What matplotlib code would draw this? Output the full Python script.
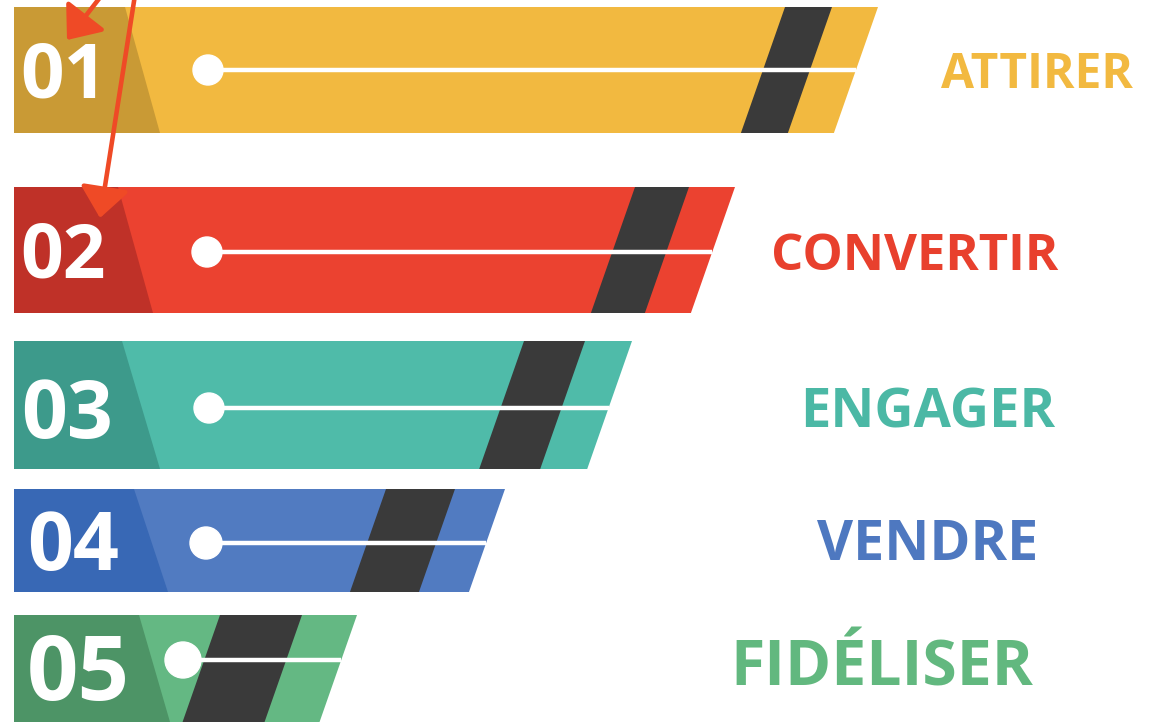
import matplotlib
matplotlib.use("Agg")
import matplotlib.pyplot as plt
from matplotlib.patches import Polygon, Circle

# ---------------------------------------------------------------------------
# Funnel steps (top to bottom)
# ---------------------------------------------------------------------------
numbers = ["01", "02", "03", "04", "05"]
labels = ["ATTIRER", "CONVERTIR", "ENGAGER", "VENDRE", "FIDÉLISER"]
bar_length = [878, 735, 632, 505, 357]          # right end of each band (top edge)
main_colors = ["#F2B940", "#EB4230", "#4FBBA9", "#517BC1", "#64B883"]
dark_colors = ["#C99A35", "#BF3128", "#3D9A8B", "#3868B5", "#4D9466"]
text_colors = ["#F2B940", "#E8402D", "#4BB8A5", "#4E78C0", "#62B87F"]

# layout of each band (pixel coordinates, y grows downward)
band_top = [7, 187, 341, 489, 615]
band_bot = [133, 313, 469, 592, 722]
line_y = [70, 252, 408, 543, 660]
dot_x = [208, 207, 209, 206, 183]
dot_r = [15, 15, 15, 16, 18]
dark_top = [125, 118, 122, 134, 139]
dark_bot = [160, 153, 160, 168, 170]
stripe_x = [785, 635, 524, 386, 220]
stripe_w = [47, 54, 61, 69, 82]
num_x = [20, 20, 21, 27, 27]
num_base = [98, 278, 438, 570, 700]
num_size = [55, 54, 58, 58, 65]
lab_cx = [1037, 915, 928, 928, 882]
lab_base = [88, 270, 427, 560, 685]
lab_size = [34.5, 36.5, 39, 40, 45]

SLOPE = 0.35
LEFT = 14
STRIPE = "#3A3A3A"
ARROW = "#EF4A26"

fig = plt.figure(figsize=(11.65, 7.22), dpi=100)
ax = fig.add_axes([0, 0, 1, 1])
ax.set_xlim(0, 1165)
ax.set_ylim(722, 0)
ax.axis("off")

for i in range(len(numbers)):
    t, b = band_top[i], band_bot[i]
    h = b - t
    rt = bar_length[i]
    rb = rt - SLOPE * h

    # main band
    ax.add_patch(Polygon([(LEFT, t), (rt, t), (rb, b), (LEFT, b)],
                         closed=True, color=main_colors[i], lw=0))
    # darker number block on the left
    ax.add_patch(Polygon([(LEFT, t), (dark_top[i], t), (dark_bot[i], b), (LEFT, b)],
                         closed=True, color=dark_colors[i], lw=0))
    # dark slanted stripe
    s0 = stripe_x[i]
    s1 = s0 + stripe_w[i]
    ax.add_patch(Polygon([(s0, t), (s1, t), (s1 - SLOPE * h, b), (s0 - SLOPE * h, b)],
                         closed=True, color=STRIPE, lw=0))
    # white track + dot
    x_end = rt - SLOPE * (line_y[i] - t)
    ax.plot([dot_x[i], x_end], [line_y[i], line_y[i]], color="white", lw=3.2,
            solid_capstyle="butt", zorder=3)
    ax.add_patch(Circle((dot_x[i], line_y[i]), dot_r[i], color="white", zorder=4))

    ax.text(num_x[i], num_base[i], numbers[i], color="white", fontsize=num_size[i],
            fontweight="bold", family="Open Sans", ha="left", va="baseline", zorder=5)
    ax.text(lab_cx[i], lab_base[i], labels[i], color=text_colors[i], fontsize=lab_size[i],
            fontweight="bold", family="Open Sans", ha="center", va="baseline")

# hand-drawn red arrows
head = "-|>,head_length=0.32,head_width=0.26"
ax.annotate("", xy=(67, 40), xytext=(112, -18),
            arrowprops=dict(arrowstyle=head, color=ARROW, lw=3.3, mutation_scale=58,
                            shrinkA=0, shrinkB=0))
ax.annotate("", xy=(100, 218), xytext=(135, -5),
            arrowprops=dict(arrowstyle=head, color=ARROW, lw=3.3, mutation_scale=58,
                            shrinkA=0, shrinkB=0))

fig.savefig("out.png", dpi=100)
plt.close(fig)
|---|
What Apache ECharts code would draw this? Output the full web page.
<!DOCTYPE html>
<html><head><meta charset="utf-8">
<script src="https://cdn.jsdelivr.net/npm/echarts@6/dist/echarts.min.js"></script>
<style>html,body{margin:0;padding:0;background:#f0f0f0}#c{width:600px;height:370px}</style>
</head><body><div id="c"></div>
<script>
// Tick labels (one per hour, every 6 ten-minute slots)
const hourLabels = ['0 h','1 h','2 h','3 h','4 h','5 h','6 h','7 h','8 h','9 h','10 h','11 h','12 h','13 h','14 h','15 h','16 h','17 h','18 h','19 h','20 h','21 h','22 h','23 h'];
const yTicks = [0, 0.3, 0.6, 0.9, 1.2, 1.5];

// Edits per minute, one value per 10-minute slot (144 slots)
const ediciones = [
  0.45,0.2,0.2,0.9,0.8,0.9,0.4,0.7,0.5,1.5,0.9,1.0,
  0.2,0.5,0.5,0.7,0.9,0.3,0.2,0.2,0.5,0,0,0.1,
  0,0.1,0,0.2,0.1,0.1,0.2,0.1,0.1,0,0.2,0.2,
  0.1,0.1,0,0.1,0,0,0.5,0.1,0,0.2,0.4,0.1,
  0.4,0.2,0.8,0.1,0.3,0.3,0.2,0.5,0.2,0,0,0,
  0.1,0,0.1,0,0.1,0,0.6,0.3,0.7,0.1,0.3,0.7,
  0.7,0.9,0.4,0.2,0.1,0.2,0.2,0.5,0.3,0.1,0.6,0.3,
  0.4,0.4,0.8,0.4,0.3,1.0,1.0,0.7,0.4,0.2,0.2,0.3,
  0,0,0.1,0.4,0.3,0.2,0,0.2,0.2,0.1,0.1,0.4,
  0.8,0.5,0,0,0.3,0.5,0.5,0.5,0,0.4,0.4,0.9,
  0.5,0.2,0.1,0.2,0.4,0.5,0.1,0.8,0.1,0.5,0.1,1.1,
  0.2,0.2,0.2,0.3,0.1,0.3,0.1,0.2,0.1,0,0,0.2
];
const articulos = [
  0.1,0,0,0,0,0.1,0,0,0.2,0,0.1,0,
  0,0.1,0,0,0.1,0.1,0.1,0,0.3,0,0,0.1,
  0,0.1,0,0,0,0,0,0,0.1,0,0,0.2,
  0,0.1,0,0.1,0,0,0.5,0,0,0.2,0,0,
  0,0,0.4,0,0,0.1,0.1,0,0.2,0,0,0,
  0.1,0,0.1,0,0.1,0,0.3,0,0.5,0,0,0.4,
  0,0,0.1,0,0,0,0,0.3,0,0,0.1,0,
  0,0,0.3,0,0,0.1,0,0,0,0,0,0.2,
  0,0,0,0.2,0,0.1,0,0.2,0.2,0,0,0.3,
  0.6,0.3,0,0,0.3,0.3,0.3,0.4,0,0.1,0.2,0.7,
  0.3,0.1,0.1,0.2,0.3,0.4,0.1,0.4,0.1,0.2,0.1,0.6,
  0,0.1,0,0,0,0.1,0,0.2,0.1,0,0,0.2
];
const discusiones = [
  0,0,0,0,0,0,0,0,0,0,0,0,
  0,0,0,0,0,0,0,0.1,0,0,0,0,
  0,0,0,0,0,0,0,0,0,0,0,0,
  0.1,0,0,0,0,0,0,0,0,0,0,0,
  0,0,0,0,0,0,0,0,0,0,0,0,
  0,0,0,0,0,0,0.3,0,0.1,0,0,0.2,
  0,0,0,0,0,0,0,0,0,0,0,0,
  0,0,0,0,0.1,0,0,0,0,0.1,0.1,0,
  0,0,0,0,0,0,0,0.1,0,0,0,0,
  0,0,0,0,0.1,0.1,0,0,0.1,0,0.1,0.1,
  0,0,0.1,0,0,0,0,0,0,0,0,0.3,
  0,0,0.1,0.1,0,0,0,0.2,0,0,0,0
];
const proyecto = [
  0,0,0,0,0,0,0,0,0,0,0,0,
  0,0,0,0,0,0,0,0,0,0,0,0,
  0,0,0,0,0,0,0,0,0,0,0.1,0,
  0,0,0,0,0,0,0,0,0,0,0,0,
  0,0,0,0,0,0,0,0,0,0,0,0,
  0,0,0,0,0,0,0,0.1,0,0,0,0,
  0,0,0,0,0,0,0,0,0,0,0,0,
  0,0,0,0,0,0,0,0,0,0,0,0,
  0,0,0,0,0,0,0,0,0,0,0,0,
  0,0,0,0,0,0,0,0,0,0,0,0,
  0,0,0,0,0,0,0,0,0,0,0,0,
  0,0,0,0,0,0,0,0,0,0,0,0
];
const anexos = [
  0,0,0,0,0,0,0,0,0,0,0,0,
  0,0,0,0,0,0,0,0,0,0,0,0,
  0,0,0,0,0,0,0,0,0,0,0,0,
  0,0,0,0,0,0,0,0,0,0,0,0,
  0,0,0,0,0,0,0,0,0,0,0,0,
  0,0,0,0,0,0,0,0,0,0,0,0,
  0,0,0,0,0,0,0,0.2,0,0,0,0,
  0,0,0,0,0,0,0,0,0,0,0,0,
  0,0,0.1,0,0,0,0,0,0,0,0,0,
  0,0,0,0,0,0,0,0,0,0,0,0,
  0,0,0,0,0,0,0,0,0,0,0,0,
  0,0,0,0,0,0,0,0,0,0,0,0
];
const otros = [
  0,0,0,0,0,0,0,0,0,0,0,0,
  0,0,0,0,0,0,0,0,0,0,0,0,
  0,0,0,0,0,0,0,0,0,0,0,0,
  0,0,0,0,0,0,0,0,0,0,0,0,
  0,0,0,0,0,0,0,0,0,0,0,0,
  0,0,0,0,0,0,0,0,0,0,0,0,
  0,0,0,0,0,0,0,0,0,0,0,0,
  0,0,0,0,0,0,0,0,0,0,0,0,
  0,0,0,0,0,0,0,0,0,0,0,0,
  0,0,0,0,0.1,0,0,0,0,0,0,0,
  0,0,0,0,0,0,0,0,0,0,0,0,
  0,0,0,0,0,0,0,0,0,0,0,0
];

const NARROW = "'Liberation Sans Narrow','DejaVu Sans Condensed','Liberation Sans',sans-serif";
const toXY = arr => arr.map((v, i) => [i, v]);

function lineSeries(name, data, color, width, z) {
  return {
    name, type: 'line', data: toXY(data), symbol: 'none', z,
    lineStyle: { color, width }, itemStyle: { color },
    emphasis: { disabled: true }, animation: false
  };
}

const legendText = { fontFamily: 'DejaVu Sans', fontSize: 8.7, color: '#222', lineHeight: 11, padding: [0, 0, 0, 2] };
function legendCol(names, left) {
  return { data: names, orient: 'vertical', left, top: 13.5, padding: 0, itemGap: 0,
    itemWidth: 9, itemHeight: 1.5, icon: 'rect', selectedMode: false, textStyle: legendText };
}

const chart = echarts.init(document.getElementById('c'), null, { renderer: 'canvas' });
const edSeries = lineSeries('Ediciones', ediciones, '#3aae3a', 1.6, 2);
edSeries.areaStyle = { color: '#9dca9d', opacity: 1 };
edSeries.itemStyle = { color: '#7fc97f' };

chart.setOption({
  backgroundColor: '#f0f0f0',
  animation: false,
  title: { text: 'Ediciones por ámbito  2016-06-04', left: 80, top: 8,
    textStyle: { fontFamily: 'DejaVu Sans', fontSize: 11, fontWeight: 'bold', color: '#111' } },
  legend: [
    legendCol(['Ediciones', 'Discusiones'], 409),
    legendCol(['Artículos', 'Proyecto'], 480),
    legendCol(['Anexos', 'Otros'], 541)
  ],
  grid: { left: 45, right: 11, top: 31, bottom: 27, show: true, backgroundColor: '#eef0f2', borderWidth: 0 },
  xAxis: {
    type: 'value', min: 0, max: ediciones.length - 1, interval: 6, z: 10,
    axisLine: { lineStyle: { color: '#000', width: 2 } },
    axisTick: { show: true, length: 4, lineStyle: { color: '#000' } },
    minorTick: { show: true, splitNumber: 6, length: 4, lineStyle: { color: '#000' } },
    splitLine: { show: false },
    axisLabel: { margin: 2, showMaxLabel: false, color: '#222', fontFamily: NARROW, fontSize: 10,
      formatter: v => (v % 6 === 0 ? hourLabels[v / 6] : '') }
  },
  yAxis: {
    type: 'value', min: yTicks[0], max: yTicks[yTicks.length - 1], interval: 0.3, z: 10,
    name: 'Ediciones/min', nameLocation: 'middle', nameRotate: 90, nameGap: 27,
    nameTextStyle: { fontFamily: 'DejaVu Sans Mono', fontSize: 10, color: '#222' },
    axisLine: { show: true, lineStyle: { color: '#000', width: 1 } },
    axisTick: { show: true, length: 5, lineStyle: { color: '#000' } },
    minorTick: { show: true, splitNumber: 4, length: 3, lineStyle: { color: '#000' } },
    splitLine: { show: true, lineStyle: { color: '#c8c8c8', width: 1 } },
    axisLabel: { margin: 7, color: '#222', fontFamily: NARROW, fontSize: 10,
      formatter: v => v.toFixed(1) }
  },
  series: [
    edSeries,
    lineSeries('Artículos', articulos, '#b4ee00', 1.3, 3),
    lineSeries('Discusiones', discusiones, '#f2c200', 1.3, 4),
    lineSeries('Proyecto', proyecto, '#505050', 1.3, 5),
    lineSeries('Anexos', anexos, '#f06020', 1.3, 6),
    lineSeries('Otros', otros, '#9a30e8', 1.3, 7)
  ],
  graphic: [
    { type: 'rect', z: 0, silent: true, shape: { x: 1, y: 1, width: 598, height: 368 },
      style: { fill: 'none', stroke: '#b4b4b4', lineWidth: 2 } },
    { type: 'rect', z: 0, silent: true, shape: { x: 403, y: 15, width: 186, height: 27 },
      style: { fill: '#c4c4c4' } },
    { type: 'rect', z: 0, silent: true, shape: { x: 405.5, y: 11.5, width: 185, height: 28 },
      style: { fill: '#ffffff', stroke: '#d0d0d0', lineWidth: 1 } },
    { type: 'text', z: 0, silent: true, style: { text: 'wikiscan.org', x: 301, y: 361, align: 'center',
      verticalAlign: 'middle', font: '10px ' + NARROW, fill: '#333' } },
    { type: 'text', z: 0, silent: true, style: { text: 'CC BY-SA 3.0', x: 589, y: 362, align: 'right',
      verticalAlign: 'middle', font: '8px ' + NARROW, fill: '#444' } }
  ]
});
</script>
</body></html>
|---|
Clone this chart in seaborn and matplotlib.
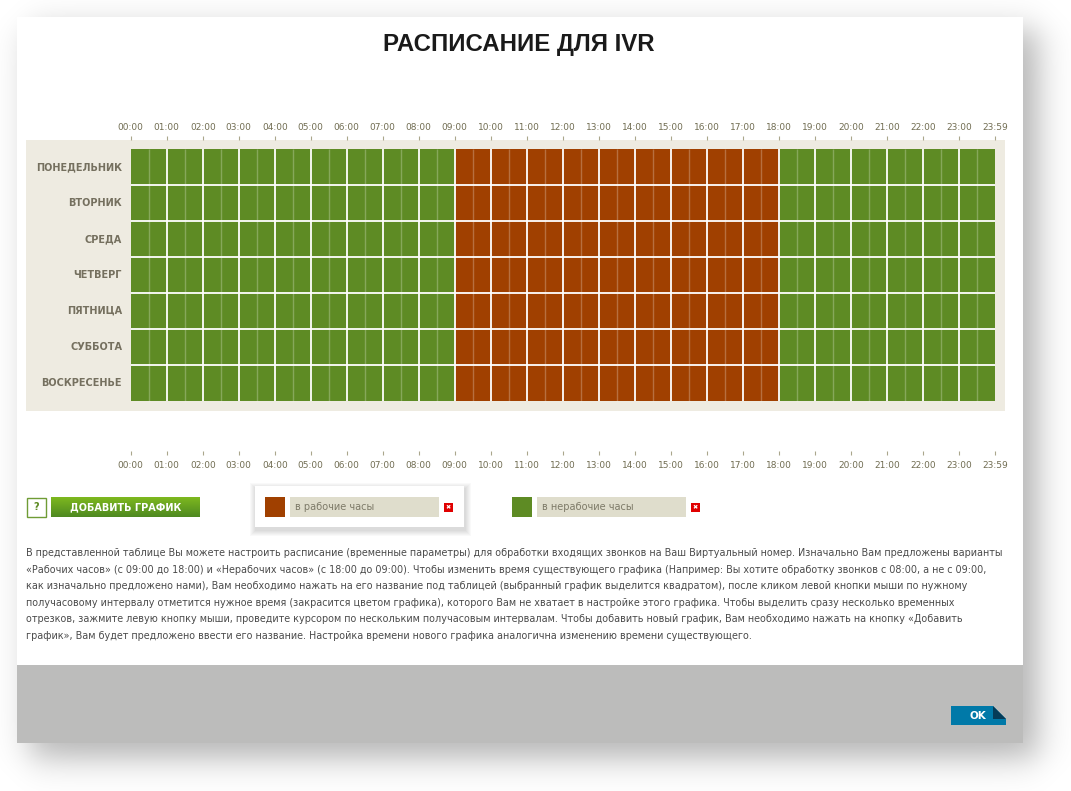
|---|
TO DO. Look through the entries above and list every line containing "Output".

RESPONSE TO THE EXERCISE.
What matplotlib code would draw this? Output the full Python script.
What Apache ECharts code would draw this? Output the full web page.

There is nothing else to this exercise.